___ Material for this task ___
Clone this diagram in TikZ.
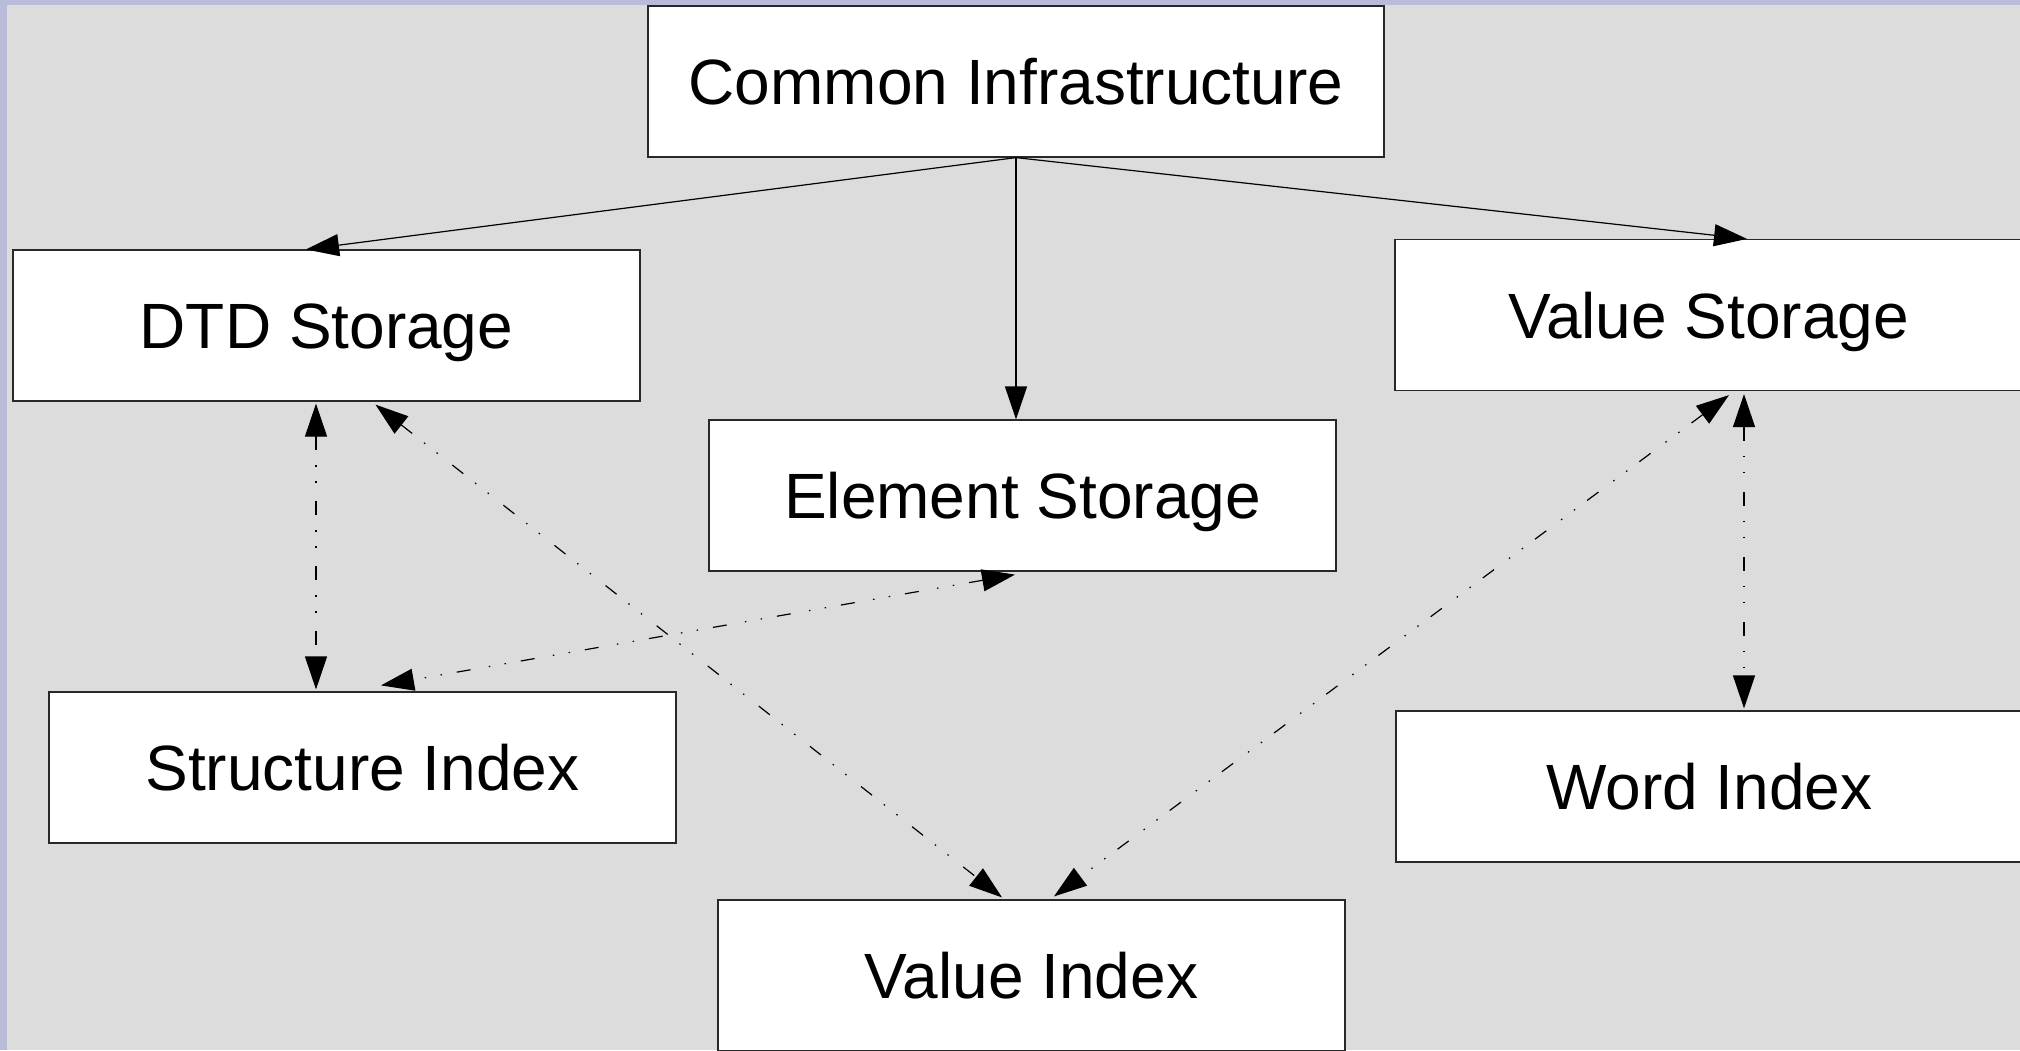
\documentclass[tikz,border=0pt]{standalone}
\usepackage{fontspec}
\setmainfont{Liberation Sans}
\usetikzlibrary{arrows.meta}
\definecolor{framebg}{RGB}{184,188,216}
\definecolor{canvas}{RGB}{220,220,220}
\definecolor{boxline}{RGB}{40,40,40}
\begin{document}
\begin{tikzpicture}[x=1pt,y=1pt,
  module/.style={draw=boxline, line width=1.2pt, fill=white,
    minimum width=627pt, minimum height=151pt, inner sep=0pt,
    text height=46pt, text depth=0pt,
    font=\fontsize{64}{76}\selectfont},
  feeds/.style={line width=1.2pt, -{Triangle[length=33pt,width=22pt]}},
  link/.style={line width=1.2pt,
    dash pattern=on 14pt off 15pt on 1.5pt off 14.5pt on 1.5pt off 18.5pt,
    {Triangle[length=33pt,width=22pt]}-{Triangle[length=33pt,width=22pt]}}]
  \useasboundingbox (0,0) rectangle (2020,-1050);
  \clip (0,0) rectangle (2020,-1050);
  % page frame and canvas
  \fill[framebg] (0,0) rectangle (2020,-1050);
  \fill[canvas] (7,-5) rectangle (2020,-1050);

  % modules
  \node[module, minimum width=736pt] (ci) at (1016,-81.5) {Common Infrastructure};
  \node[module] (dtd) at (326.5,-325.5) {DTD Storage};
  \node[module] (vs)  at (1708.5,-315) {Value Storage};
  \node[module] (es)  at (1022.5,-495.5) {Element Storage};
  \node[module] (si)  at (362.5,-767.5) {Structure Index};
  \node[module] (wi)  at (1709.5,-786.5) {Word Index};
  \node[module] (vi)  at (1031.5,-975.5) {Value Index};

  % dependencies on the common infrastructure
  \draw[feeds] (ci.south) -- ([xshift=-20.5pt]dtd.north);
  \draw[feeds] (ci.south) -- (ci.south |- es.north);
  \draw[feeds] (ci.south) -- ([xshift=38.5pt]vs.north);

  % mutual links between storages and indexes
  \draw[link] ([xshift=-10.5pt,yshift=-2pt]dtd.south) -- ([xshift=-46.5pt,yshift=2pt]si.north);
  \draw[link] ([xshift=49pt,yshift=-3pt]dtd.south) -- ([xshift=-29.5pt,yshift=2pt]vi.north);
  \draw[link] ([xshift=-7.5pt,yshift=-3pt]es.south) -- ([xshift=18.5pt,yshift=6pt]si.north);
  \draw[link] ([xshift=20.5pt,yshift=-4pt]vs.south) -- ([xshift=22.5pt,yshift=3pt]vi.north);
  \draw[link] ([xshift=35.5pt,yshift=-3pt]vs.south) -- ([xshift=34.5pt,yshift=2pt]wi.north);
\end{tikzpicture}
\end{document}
___
___ Material for this task ___
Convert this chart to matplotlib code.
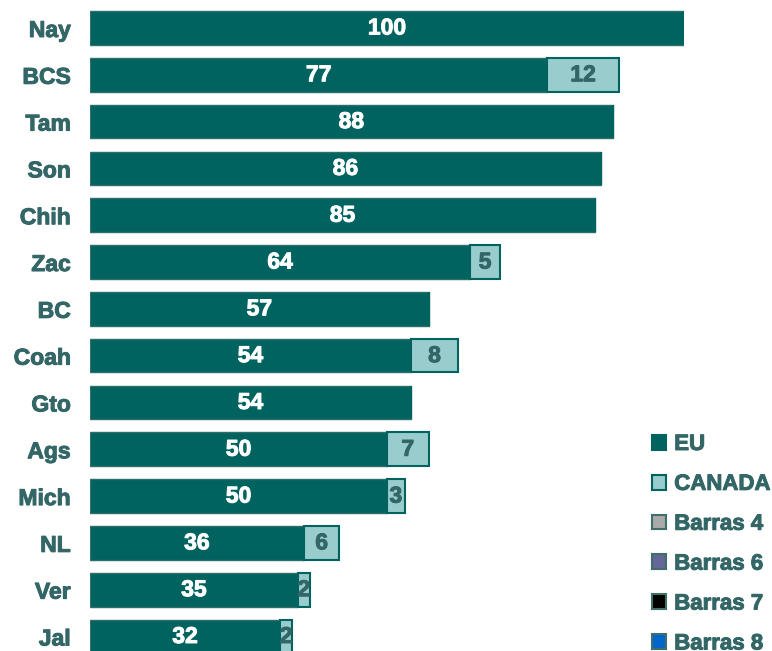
___
___ Material for this task ___
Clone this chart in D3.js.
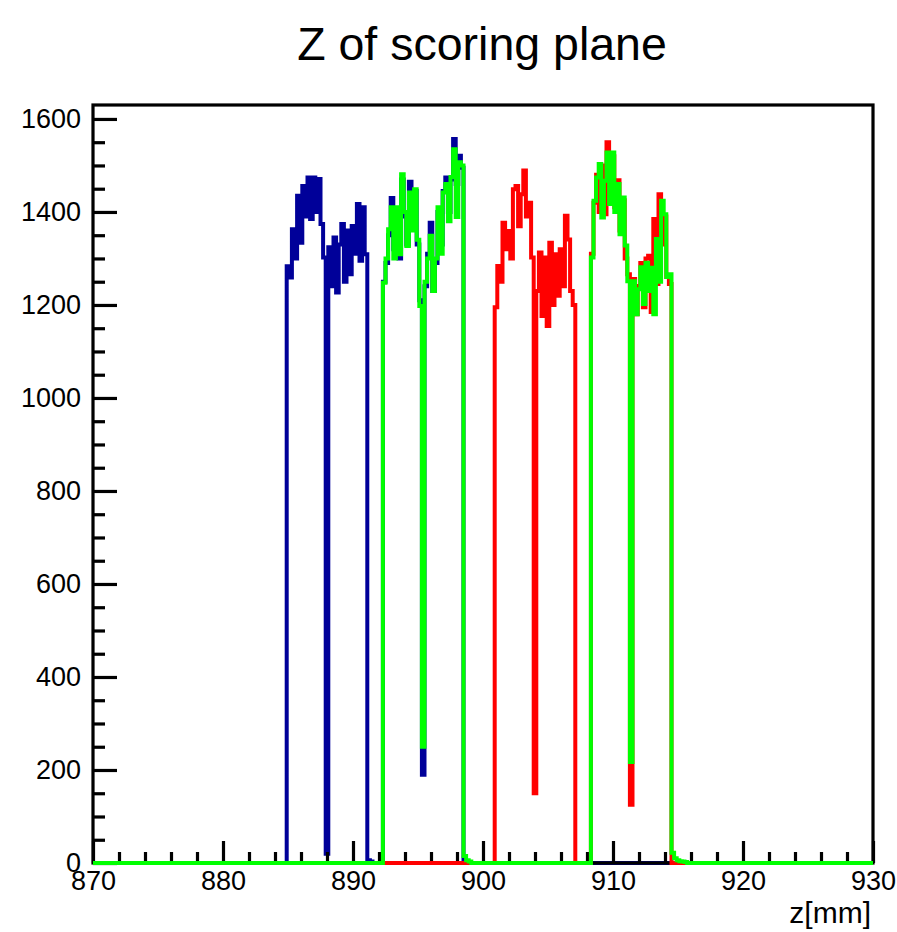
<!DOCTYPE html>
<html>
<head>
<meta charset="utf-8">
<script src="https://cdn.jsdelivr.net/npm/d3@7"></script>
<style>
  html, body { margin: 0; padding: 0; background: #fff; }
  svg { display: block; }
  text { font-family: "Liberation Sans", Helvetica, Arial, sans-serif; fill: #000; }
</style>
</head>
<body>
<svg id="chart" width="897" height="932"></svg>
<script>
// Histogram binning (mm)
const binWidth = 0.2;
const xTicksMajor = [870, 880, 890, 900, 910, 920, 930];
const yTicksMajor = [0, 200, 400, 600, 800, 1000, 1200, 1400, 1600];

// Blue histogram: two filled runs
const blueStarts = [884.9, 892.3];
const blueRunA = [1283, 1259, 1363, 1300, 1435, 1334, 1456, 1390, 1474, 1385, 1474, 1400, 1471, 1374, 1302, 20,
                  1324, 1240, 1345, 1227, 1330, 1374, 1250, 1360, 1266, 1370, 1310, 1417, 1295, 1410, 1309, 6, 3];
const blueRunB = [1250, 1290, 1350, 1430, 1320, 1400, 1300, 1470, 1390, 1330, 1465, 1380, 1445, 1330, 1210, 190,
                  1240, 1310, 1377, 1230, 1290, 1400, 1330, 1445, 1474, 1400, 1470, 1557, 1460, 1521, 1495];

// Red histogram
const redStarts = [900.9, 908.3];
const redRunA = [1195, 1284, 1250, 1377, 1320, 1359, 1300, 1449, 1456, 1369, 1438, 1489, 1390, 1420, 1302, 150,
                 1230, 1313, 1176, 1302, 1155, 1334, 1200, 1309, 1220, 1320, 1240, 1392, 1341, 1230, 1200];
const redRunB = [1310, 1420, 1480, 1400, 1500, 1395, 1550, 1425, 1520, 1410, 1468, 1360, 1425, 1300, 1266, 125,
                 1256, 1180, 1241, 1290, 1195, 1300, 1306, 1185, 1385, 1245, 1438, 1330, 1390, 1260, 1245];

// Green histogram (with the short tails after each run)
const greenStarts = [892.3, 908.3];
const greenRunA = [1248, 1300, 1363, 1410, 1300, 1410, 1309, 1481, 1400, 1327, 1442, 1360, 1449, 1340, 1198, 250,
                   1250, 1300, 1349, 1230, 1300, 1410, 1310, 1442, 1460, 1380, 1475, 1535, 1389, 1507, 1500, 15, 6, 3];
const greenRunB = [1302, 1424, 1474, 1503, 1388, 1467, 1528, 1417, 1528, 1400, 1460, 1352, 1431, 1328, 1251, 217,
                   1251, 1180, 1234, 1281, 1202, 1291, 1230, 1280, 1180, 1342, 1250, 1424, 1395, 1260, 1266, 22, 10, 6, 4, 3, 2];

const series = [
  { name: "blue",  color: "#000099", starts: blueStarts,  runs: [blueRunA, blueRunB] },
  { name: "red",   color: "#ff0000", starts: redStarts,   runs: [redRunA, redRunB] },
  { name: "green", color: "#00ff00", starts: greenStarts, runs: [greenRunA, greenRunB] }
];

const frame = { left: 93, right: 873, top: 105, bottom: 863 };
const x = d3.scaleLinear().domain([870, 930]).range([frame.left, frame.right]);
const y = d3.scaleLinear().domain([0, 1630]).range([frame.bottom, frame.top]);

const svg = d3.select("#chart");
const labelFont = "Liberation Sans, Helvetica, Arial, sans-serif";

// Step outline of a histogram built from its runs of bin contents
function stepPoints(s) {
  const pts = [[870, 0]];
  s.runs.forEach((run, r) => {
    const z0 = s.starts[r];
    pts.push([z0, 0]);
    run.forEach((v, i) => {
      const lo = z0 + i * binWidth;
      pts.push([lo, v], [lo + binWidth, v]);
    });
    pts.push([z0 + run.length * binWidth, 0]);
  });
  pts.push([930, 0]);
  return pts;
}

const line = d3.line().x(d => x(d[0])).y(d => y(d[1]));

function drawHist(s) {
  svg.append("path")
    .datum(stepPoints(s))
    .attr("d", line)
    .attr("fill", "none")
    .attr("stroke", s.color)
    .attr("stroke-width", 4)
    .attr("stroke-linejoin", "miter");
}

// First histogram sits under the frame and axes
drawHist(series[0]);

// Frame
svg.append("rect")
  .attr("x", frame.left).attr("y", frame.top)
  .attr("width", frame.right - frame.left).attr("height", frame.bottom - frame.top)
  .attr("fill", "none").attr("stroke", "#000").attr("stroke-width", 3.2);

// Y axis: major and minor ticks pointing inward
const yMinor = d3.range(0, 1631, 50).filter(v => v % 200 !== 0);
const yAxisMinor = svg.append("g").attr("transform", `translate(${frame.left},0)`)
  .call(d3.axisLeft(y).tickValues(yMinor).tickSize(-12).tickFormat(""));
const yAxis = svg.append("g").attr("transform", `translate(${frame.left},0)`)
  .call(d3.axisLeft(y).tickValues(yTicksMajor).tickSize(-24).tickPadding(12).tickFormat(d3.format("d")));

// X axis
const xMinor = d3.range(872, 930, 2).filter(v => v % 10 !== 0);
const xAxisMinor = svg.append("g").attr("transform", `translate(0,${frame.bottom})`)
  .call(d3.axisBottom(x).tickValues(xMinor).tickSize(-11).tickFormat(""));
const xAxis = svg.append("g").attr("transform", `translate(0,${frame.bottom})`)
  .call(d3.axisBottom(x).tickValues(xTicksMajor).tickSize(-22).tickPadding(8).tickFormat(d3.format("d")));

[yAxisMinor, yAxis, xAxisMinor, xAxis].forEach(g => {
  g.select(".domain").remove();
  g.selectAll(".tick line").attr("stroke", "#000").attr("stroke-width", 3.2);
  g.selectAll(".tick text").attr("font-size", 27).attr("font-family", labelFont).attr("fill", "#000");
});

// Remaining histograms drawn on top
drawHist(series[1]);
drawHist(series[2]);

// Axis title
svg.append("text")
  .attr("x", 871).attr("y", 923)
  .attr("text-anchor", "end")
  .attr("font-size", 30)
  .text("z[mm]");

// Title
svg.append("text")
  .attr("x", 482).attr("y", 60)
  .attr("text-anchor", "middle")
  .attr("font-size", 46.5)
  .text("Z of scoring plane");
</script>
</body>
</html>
___
■ **Objective**: Leave out the pictures, and copy only the lines from the one holding "Clone this chart in D3.js." through the one holding "1460, 1521, 1495];", exactly as written.

■ **Exercise answer**:
Clone this chart in D3.js.
<!DOCTYPE html>
<html>
<head>
<meta charset="utf-8">
<script src="https://cdn.jsdelivr.net/npm/d3@7"></script>
<style>
  html, body { margin: 0; padding: 0; background: #fff; }
  svg { display: block; }
  text { font-family: "Liberation Sans", Helvetica, Arial, sans-serif; fill: #000; }
</style>
</head>
<body>
<svg id="chart" width="897" height="932"></svg>
<script>
// Histogram binning (mm)
const binWidth = 0.2;
const xTicksMajor = [870, 880, 890, 900, 910, 920, 930];
const yTicksMajor = [0, 200, 400, 600, 800, 1000, 1200, 1400, 1600];

// Blue histogram: two filled runs
const blueStarts = [884.9, 892.3];
const blueRunA = [1283, 1259, 1363, 1300, 1435, 1334, 1456, 1390, 1474, 1385, 1474, 1400, 1471, 1374, 1302, 20,
                  1324, 1240, 1345, 1227, 1330, 1374, 1250, 1360, 1266, 1370, 1310, 1417, 1295, 1410, 1309, 6, 3];
const blueRunB = [1250, 1290, 1350, 1430, 1320, 1400, 1300, 1470, 1390, 1330, 1465, 1380, 1445, 1330, 1210, 190,
                  1240, 1310, 1377, 1230, 1290, 1400, 1330, 1445, 1474, 1400, 1470, 1557, 1460, 1521, 1495];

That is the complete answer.